Due 8am EST Wednesday Oct 4, 2017

Econ B2000, MA Econometrics

Kevin R Foster, CCNY

Each student should submit a separate assignment, even if it is an identical computer file to the rest of your study group. When submitting assignments, please include your name and the assignment number as part of the filename. Please write the names of your study group members at the beginning of your homework.

  1. What are the names of the people in your study group?

The next few questions will use CEX data on consumer expenditure.

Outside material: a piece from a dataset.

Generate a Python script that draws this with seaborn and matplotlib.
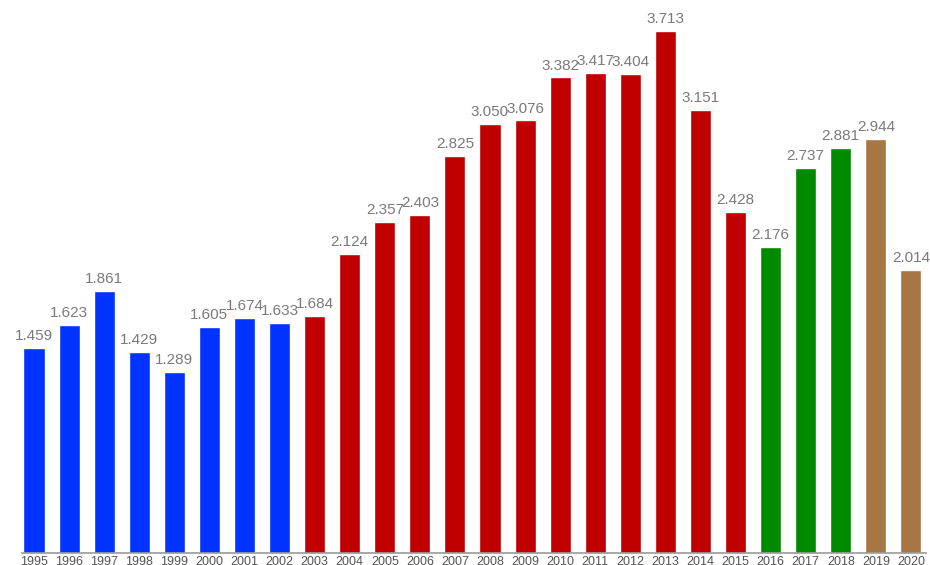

  1. (this question is from a past exam) I used the CEX data to look at the fraction of spending going to health insurance. You don’t need to load the data until the final part. For a particular subset, I get the following table, grouped by education of the reference person:
%Insurance No HS HS diploma Some college Assoc degree Bach degree Adv degree
less than 10% 467 1385 1191 615 1181 521
11% - 20% 82 231 157 71 122 58
21% - 30% 21 65 27 10 32 7
more than 30% 8 18 14 1 3 2
  1. Conditional on the reference person having a college degree (Associate’s, Bachelor’s or Advanced), what fraction devote more than 20% of spending to health insurance?
  2. Conditional on the reference person having less than a college degree, what fraction spend more than 20% on health insurance?
  3. Is this difference statistically significant?
  4. What is the overall share (in this sample) of people with any college degree? What share of people spending more than 20% is made up of people with any college degree?
  5. Are those break points (+/- 20%; any degree) reasonable? Can you suggest better? Explain.
  6. What problems might there be, with the classification and analysis here? Can you do better with the CEX data?
  1. Use the CEX data that I provided and consider the fraction spent on entertainment, ENTERTPQ/TOTEXPPQ.
  1. Find some descriptive statistics about this fraction, for some subgroups. Tell me something interesting about this data. Are there sub-categories that explain some of the variation?
  2. Create a histogram and/or density plot. What do these reveal?
  3. Estimate a linear regression and discuss what this shows.
  4. Estimate a k-nn classification to predict which households are in the lowest 25% in terms of entertainment spending. Discuss what variables are important in classifying.